**What the task requires:** Give the number of lines holding the string "document" and nothing more.

:: Raw data ::

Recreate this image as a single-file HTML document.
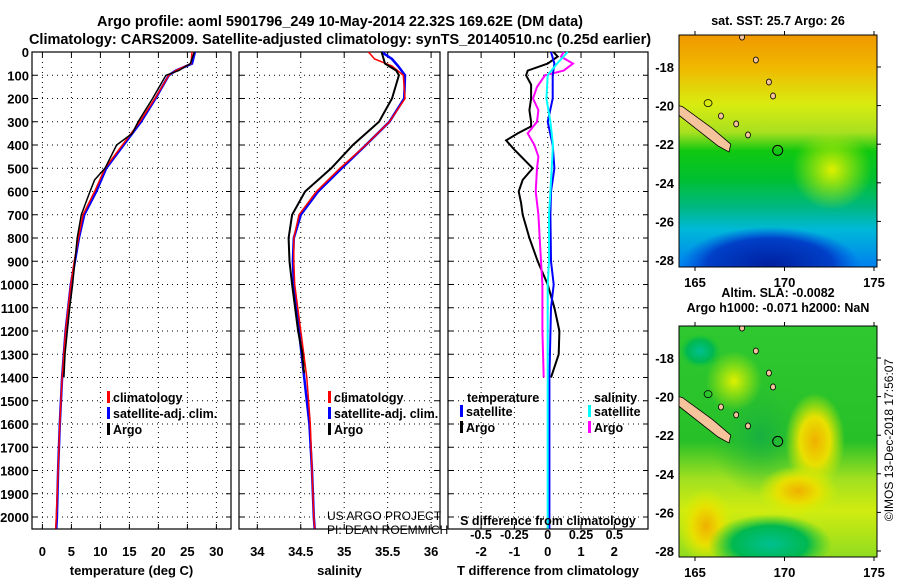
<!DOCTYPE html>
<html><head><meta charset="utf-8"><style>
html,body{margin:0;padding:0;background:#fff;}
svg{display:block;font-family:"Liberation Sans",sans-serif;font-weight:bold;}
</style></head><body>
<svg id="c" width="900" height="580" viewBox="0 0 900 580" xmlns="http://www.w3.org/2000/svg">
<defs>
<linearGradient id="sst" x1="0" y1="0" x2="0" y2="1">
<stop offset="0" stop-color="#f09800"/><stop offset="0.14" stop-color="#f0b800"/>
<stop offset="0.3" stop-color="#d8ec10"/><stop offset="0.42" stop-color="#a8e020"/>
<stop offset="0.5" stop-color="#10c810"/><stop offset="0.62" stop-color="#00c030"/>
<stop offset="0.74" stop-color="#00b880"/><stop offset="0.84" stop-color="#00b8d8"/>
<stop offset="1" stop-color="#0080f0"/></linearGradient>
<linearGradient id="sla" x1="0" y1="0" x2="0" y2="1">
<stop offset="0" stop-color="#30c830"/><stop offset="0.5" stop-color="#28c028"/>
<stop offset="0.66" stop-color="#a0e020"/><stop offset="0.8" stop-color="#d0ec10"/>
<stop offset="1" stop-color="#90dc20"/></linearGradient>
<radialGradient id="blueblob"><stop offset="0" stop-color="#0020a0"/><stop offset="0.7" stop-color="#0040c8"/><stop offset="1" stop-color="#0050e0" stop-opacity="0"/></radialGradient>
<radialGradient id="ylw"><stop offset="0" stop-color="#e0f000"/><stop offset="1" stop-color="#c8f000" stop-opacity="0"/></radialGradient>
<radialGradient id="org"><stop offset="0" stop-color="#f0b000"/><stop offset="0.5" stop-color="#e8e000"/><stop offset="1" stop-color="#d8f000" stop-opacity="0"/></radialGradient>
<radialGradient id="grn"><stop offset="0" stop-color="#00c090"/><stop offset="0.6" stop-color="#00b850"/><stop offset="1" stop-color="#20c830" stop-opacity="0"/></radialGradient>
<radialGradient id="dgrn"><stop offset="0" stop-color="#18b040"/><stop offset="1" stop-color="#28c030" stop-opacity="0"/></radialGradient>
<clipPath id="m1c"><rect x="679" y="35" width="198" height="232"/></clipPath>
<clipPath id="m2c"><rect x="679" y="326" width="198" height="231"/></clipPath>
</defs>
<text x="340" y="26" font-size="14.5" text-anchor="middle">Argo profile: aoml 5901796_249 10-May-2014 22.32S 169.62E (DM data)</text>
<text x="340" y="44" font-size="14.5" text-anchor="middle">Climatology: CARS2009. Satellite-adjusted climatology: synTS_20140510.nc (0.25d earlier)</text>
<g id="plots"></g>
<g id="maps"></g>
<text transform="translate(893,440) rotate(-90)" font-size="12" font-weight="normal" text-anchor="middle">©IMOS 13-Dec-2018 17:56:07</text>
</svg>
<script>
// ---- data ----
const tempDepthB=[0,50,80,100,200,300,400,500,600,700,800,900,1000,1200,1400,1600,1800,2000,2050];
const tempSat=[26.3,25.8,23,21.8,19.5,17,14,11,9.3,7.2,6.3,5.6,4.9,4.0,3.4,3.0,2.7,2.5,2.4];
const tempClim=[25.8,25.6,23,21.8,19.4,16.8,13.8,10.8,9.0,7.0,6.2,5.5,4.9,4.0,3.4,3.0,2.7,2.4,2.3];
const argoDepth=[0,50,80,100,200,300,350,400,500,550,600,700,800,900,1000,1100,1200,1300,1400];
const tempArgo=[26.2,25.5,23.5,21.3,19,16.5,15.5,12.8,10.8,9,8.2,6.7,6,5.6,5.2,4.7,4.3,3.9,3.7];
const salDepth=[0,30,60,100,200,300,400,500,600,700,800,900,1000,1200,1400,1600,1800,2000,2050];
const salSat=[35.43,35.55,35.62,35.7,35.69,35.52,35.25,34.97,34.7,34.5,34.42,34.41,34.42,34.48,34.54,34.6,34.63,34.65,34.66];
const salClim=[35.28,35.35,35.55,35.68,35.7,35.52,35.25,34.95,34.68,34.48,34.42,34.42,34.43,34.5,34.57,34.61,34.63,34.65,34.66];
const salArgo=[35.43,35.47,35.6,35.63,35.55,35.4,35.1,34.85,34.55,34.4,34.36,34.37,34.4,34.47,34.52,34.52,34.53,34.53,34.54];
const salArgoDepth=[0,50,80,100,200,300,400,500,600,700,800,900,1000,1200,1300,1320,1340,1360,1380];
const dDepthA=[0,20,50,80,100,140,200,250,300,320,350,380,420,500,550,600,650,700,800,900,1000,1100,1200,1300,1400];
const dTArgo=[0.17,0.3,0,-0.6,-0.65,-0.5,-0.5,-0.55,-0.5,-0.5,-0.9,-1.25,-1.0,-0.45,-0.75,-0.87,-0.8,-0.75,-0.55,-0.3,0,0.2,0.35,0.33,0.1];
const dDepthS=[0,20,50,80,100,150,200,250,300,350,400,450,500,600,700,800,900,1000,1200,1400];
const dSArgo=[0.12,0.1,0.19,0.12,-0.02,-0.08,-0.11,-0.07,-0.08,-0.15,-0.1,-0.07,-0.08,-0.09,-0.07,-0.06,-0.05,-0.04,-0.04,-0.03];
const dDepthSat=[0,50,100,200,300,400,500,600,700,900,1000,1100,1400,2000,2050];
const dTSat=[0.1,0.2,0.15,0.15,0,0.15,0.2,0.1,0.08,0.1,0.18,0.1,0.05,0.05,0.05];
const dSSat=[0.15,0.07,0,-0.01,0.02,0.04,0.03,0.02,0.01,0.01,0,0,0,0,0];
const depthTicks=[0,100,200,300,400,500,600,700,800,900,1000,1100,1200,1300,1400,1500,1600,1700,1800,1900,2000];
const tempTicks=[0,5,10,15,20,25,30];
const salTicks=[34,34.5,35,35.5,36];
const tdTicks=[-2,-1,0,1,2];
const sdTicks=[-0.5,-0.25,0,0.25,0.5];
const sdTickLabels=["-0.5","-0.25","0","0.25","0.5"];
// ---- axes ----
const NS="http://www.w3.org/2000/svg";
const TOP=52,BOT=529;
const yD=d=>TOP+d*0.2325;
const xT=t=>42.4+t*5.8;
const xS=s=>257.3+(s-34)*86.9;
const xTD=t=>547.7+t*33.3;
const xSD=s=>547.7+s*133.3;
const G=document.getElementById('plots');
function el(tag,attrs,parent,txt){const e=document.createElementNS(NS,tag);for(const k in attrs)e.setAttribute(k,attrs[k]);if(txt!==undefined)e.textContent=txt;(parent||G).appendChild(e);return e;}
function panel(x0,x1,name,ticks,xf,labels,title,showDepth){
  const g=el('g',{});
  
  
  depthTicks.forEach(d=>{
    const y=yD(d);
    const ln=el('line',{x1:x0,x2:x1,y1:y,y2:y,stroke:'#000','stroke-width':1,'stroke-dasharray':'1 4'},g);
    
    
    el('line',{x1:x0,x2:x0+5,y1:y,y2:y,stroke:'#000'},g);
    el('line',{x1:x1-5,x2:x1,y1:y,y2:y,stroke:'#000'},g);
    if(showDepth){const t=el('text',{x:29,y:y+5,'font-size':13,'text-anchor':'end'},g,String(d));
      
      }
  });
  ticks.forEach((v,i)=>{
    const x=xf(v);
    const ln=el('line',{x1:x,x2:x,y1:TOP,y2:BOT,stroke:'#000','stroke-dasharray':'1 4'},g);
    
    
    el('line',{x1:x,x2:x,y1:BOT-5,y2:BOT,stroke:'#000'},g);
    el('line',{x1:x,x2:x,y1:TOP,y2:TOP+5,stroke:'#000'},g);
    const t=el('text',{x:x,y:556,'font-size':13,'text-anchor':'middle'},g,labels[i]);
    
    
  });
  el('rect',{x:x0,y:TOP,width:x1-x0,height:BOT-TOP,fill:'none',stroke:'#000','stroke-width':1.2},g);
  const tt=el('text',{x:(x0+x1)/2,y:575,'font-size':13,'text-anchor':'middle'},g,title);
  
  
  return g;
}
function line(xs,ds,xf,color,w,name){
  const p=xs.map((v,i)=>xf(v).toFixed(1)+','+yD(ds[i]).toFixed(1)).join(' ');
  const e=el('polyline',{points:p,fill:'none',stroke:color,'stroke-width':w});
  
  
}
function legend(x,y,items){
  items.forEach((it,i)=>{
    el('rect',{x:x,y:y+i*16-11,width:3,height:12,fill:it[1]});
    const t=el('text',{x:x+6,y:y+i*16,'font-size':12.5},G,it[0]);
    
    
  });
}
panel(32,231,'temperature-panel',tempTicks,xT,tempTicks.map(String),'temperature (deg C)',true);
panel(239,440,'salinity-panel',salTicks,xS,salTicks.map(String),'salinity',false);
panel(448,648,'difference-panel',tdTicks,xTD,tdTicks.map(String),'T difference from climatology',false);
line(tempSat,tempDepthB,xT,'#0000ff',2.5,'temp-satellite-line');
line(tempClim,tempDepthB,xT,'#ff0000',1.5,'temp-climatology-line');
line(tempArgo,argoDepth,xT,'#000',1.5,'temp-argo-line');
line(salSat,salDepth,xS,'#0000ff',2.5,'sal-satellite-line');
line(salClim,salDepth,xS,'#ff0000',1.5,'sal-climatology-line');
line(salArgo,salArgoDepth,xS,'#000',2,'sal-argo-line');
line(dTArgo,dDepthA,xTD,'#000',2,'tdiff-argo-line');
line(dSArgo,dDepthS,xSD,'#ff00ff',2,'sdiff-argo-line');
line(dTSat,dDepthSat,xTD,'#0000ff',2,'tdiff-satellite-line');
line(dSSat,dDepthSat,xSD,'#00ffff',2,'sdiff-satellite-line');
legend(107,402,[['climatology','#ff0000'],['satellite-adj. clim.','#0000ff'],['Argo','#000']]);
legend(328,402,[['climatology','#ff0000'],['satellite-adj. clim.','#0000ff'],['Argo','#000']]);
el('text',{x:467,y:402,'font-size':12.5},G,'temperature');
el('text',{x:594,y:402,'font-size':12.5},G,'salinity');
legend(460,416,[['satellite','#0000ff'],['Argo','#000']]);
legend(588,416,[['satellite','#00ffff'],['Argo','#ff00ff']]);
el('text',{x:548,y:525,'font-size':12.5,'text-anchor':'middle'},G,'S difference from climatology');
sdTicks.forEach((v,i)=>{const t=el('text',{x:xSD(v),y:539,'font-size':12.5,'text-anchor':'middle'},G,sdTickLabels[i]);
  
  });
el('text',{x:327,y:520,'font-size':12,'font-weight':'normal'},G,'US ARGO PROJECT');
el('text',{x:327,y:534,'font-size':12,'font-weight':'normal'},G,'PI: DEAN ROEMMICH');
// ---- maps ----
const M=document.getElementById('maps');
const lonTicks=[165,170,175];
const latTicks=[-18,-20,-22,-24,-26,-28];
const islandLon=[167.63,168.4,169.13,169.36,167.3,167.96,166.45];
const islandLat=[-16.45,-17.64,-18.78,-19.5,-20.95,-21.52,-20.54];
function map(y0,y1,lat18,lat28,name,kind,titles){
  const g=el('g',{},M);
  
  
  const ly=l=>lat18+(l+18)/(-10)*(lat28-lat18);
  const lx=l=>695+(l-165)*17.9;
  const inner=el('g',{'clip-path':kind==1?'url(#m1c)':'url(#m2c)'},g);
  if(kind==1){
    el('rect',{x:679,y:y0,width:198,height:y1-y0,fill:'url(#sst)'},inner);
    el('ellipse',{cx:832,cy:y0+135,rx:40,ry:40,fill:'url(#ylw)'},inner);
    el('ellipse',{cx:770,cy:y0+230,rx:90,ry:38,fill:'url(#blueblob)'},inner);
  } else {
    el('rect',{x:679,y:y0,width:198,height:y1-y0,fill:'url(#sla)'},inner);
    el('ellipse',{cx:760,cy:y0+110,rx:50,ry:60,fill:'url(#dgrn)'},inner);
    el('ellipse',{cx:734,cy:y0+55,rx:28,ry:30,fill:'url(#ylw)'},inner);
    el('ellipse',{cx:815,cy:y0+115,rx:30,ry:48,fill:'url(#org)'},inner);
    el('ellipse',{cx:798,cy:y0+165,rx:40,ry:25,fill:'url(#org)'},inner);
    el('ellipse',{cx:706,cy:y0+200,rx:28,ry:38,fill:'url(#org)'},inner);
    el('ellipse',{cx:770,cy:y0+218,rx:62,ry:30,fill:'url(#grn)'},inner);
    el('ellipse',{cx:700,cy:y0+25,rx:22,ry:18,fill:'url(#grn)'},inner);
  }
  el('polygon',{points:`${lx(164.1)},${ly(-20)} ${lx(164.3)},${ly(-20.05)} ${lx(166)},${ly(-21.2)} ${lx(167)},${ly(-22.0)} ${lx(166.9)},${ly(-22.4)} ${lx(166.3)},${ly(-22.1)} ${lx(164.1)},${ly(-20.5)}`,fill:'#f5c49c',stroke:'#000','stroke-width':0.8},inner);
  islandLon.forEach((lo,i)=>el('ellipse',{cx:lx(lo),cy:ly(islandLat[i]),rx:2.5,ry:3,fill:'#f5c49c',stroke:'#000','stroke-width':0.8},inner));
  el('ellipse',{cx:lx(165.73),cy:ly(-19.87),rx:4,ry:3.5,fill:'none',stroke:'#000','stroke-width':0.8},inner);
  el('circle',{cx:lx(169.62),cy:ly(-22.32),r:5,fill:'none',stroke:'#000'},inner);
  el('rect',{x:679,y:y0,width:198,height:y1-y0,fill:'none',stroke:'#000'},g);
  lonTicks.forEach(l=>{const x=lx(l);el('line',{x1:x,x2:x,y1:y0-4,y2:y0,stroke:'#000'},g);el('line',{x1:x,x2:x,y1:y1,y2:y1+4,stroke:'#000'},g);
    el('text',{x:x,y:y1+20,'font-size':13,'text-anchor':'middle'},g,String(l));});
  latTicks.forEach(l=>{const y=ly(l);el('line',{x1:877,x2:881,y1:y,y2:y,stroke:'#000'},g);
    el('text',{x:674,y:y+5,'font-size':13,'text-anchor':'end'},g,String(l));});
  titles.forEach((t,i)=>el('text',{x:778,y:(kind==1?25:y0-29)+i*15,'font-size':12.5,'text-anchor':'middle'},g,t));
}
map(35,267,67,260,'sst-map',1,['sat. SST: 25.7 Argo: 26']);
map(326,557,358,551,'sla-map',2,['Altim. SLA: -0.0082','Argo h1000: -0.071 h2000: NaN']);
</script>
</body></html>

:::

**Full output:** 4